▽
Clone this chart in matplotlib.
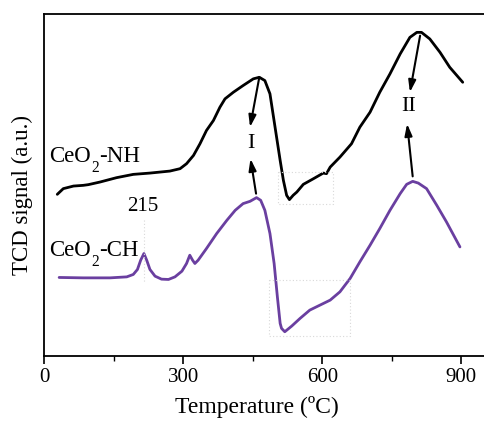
import matplotlib
matplotlib.use("Agg")
import matplotlib.pyplot as plt
from matplotlib.ticker import MultipleLocator
from matplotlib.transforms import offset_copy

plt.rcParams['font.family'] = ['Liberation Serif', 'DejaVu Serif']

# CeO2-NH (black)
nh_T = [28, 41, 63, 84, 95, 120, 156, 192, 228, 271, 293, 307, 322, 336, 350, 365, 379, 390,
        408, 429, 451, 464, 476, 487, 498, 509, 516, 523, 529, 537, 545, 559, 581, 602, 609,
        617, 638, 663, 681, 703, 724, 746, 768, 789, 804, 814, 832, 854, 875, 903]
nh_S = [162, 167.7, 170.3, 171, 171.7, 174.3, 178.7, 182, 183.3, 185.3, 187.7, 192.7, 201,
        212.7, 226, 236, 249.3, 257.7, 264.3, 271, 277.7, 279.3, 276, 262.7, 229.3, 196, 176,
        161, 156.7, 161, 164.3, 172, 177.7, 183.3, 182.7, 189.3, 199.3, 212.7, 229.3, 244.3,
        264.3, 282.7, 302.7, 319.3, 324.3, 324.3, 317.7, 304.3, 289.3, 274.3]

# CeO2-CH (purple)
ch_T = [32, 84, 142, 178, 192, 201, 208, 215, 221, 228, 239, 253, 268, 282, 297, 307, 314,
        320, 325, 332, 350, 372, 394, 412, 429, 444, 458, 467, 476, 487, 496, 503, 509, 512,
        519, 534, 552, 573, 595, 617, 638, 660, 681, 703, 724, 746, 768, 782, 795, 807, 825,
        847, 868, 897]
ch_S = [78.7, 78.3, 78.3, 79.3, 81.7, 86.7, 96, 102.7, 96, 86.7, 80, 77, 76.7, 79.3, 85,
        92.7, 101, 96, 92.7, 96, 107.7, 122.7, 136, 146, 152.7, 155, 158.7, 156, 146, 122.7,
        92.7, 59.3, 32.7, 27.7, 24.3, 30, 37.7, 46, 51, 56, 64.3, 77.7, 94.3, 111, 127.7, 146,
        162.7, 172, 175, 173.3, 167.7, 151, 134.3, 109.3]

x_ticks = [0, 300, 600, 900]

fig = plt.figure(figsize=(4.84, 4.22), dpi=100)
ax = fig.add_axes([44.3 / 484, (422 - 356) / 422, (484.5 - 44.3) / 484, (356 - 14) / 422])

ax.plot(nh_T, nh_S, color='black', lw=2.0, solid_joinstyle='round', solid_capstyle='round')
ax.plot(ch_T, ch_S, color='#6a3fa0', lw=2.0, solid_joinstyle='round', solid_capstyle='round')

# faint dotted guide boxes
dot = dict(color='#d8d8d8', lw=0.8, ls=(0, (1, 2)))
ax.plot([505, 623, 623, 505, 505], [184.3, 184.3, 152.7, 152.7, 184.3], **dot)
ax.plot([485, 659, 659, 485, 485], [76, 76, 20, 20, 76], **dot)
ax.plot([215, 215], [136, 72.7], **dot)

arrow = dict(arrowstyle='-|>,head_length=0.7,head_width=0.22', color='black', lw=1.5,
             shrinkA=0, shrinkB=0)
ax.annotate('', xy=(444, 229.3), xytext=(464, 279.3), arrowprops=arrow)
ax.annotate('', xy=(445, 197.7), xytext=(457, 162.7), arrowprops=arrow)
ax.annotate('', xy=(789, 264.3), xytext=(811, 321), arrowprops=arrow)
ax.annotate('', xy=(783, 232.7), xytext=(795, 180), arrowprops=arrow)

ax.text(446, 212.7, 'I', fontsize=16, ha='center', va='center')
ax.text(786, 250, 'II', fontsize=16, ha='center', va='center')
ax.text(213, 149.5, '215', fontsize=15, ha='center', va='center')

fig.canvas.draw()
renderer = fig.canvas.get_renderer()


def chem_label(x, y, main, sub, rest, size=16.5):
    t1 = ax.text(x, y, main, fontsize=size, ha='left', va='baseline')
    w1 = t1.get_window_extent(renderer).width * 72 / fig.dpi
    tr2 = offset_copy(ax.transData, fig=fig, x=w1, y=-size * 0.42, units='points')
    t2 = ax.text(x, y, sub, fontsize=size * 0.68, ha='left', va='baseline', transform=tr2)
    w2 = t2.get_window_extent(renderer).width * 72 / fig.dpi
    tr3 = offset_copy(ax.transData, fig=fig, x=w1 + w2, y=0, units='points')
    ax.text(x, y, rest, fontsize=size, ha='left', va='baseline', transform=tr3)


chem_label(11, 194.3, 'CeO', '2', '-NH')
chem_label(11, 100, 'CeO', '2', '-CH')

ax.set_xlim(0, 950)
ax.set_ylim(0, 342.7)
ax.set_xticks(x_ticks)
ax.set_xticklabels([str(t) for t in x_ticks], fontsize=15)
ax.xaxis.set_minor_locator(MultipleLocator(150))
ax.tick_params(axis='x', which='major', direction='out', length=6, width=1.2, pad=3)
ax.tick_params(axis='x', which='minor', direction='out', length=3.5, width=1.0)
ax.set_yticks([])
for s in ax.spines.values():
    s.set_linewidth(1.3)

ax.set_xlabel('Temperature (ºC)', fontsize=17)
ax.set_ylabel('TCD signal (a.u.)', fontsize=16.5)
ax.xaxis.set_label_coords(0.484, -0.118)
ax.yaxis.set_label_coords(-0.025, 0.47)

fig.savefig('out.png', dpi=100)
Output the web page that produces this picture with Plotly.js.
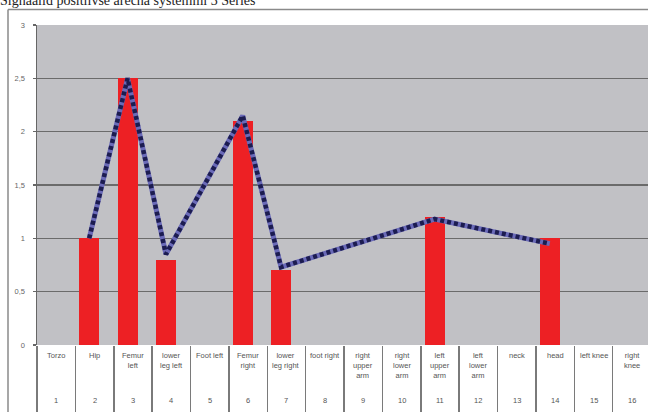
△
What you have to do => Set the listing down in full and exactly. Pictures within it should not appear in the copy.

Solved exercise =>
Clone this chart in matplotlib.
import matplotlib
matplotlib.use("Agg")
import matplotlib.pyplot as plt
from matplotlib.ticker import MultipleLocator
from matplotlib.transforms import offset_copy

plt.rcParams['font.family'] = ['Liberation Serif', 'DejaVu Serif']

# CeO2-NH (black)
nh_T = [28, 41, 63, 84, 95, 120, 156, 192, 228, 271, 293, 307, 322, 336, 350, 365, 379, 390,
        408, 429, 451, 464, 476, 487, 498, 509, 516, 523, 529, 537, 545, 559, 581, 602, 609,
        617, 638, 663, 681, 703, 724, 746, 768, 789, 804, 814, 832, 854, 875, 903]
nh_S = [162, 167.7, 170.3, 171, 171.7, 174.3, 178.7, 182, 183.3, 185.3, 187.7, 192.7, 201,
        212.7, 226, 236, 249.3, 257.7, 264.3, 271, 277.7, 279.3, 276, 262.7, 229.3, 196, 176,
        161, 156.7, 161, 164.3, 172, 177.7, 183.3, 182.7, 189.3, 199.3, 212.7, 229.3, 244.3,
        264.3, 282.7, 302.7, 319.3, 324.3, 324.3, 317.7, 304.3, 289.3, 274.3]

# CeO2-CH (purple)
ch_T = [32, 84, 142, 178, 192, 201, 208, 215, 221, 228, 239, 253, 268, 282, 297, 307, 314,
        320, 325, 332, 350, 372, 394, 412, 429, 444, 458, 467, 476, 487, 496, 503, 509, 512,
        519, 534, 552, 573, 595, 617, 638, 660, 681, 703, 724, 746, 768, 782, 795, 807, 825,
        847, 868, 897]
ch_S = [78.7, 78.3, 78.3, 79.3, 81.7, 86.7, 96, 102.7, 96, 86.7, 80, 77, 76.7, 79.3, 85,
        92.7, 101, 96, 92.7, 96, 107.7, 122.7, 136, 146, 152.7, 155, 158.7, 156, 146, 122.7,
        92.7, 59.3, 32.7, 27.7, 24.3, 30, 37.7, 46, 51, 56, 64.3, 77.7, 94.3, 111, 127.7, 146,
        162.7, 172, 175, 173.3, 167.7, 151, 134.3, 109.3]

x_ticks = [0, 300, 600, 900]

fig = plt.figure(figsize=(4.84, 4.22), dpi=100)
ax = fig.add_axes([44.3 / 484, (422 - 356) / 422, (484.5 - 44.3) / 484, (356 - 14) / 422])

ax.plot(nh_T, nh_S, color='black', lw=2.0, solid_joinstyle='round', solid_capstyle='round')
ax.plot(ch_T, ch_S, color='#6a3fa0', lw=2.0, solid_joinstyle='round', solid_capstyle='round')

# faint dotted guide boxes
dot = dict(color='#d8d8d8', lw=0.8, ls=(0, (1, 2)))
ax.plot([505, 623, 623, 505, 505], [184.3, 184.3, 152.7, 152.7, 184.3], **dot)
ax.plot([485, 659, 659, 485, 485], [76, 76, 20, 20, 76], **dot)
ax.plot([215, 215], [136, 72.7], **dot)

arrow = dict(arrowstyle='-|>,head_length=0.7,head_width=0.22', color='black', lw=1.5,
             shrinkA=0, shrinkB=0)
ax.annotate('', xy=(444, 229.3), xytext=(464, 279.3), arrowprops=arrow)
ax.annotate('', xy=(445, 197.7), xytext=(457, 162.7), arrowprops=arrow)
ax.annotate('', xy=(789, 264.3), xytext=(811, 321), arrowprops=arrow)
ax.annotate('', xy=(783, 232.7), xytext=(795, 180), arrowprops=arrow)

ax.text(446, 212.7, 'I', fontsize=16, ha='center', va='center')
ax.text(786, 250, 'II', fontsize=16, ha='center', va='center')
ax.text(213, 149.5, '215', fontsize=15, ha='center', va='center')

fig.canvas.draw()
renderer = fig.canvas.get_renderer()


def chem_label(x, y, main, sub, rest, size=16.5):
    t1 = ax.text(x, y, main, fontsize=size, ha='left', va='baseline')
    w1 = t1.get_window_extent(renderer).width * 72 / fig.dpi
    tr2 = offset_copy(ax.transData, fig=fig, x=w1, y=-size * 0.42, units='points')
    t2 = ax.text(x, y, sub, fontsize=size * 0.68, ha='left', va='baseline', transform=tr2)
    w2 = t2.get_window_extent(renderer).width * 72 / fig.dpi
    tr3 = offset_copy(ax.transData, fig=fig, x=w1 + w2, y=0, units='points')
    ax.text(x, y, rest, fontsize=size, ha='left', va='baseline', transform=tr3)


chem_label(11, 194.3, 'CeO', '2', '-NH')
chem_label(11, 100, 'CeO', '2', '-CH')

ax.set_xlim(0, 950)
ax.set_ylim(0, 342.7)
ax.set_xticks(x_ticks)
ax.set_xticklabels([str(t) for t in x_ticks], fontsize=15)
ax.xaxis.set_minor_locator(MultipleLocator(150))
ax.tick_params(axis='x', which='major', direction='out', length=6, width=1.2, pad=3)
ax.tick_params(axis='x', which='minor', direction='out', length=3.5, width=1.0)
ax.set_yticks([])
for s in ax.spines.values():
    s.set_linewidth(1.3)

ax.set_xlabel('Temperature (ºC)', fontsize=17)
ax.set_ylabel('TCD signal (a.u.)', fontsize=16.5)
ax.xaxis.set_label_coords(0.484, -0.118)
ax.yaxis.set_label_coords(-0.025, 0.47)

fig.savefig('out.png', dpi=100)
Output the web page that produces this picture with Plotly.js.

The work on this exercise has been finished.